The air raid shelter which protected speedway fans
By Tony Lethbridge
The Morrison Table Shelter was a metal cage with a steel top. When installed inside a house it could be used as a table but during air raids the occupants of the house could take cover inside it. Although the shelter was known as a Morrison, and named after Herbert Morrison the politican, it was designed by a dentist, Alfred Moss, the father of the great British racing driver, Sir Stirling Moss.
5918 Morrison shelters were issued in Exeter and saved many lives. In fact 293 were found intact among the ruins of bombed houses.

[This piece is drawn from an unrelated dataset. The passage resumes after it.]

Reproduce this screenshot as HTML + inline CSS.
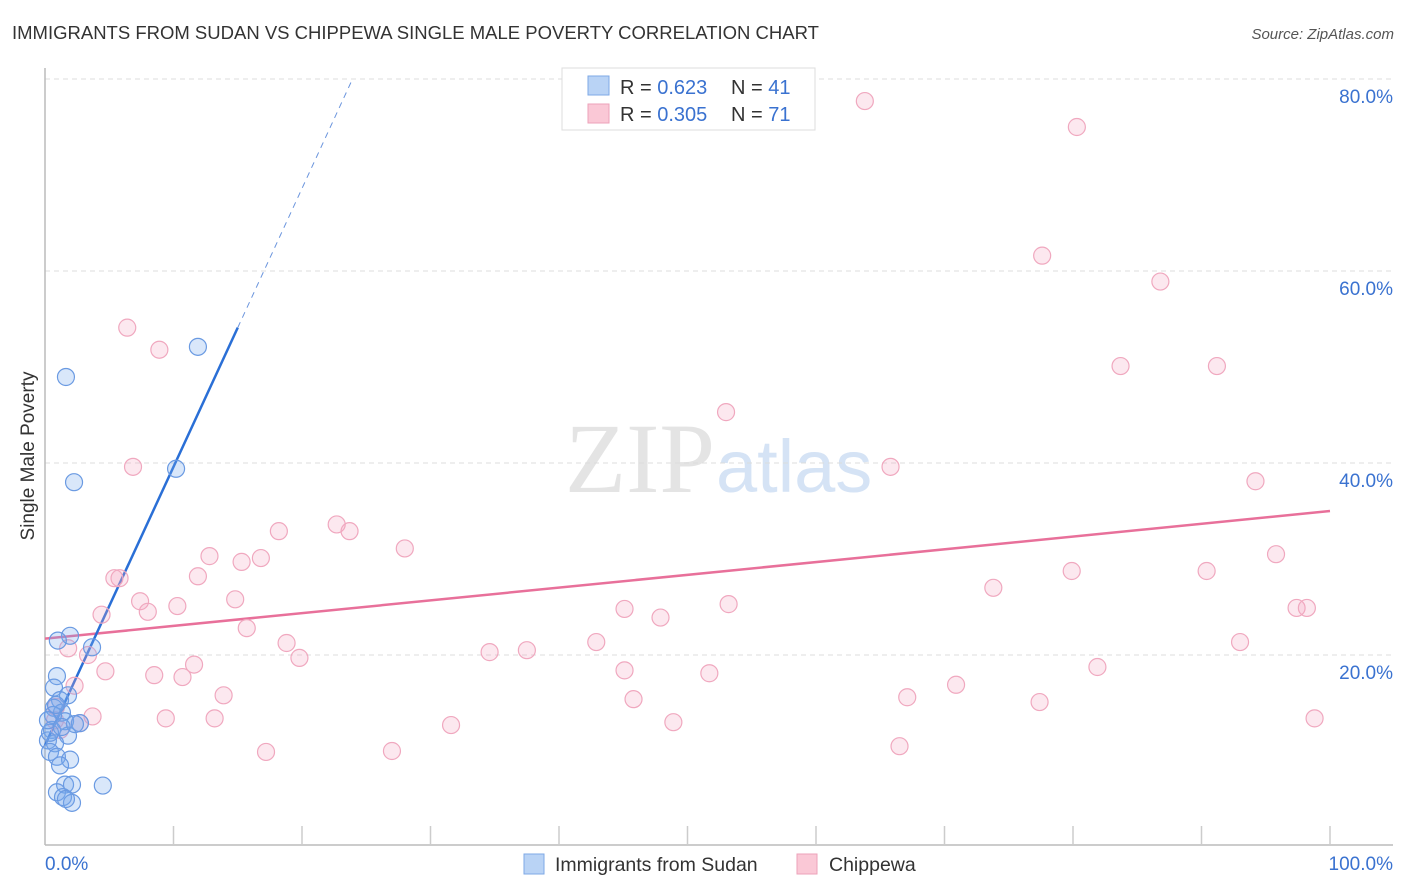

After the war most of the shelters went for scrap, but not all. When speedway was re established at the County Ground in 1947 building materials were in short supply but one of the Falcons' directors, Mr Bill Eastmond, had a number of Morrison shelters in his salvage warehouse behind the Thatched House Inn on Exwick Road. 242 shelter tops each measuring 6'x4' were used to construct the safety fence around the track, and remained in place until the spring of 2006 when the stadium was purchased by developers. Many riders hated the steel fence as they considered it dangerous, but top Falcons like Ivan Mauger and Vaclav Verner frequently rode with their back wheel against the fence to gain extra drive.
Naturally, being steel, the fence was very unforgiving and many a rider carried the scars to prove it. The final casualty was speedway official John Tombs who cut his thumb badly with a chisel while helping to dismantle the fence in 2006. Several panels have been preserved and one is promised to the national speedway museum in Hoddesdon.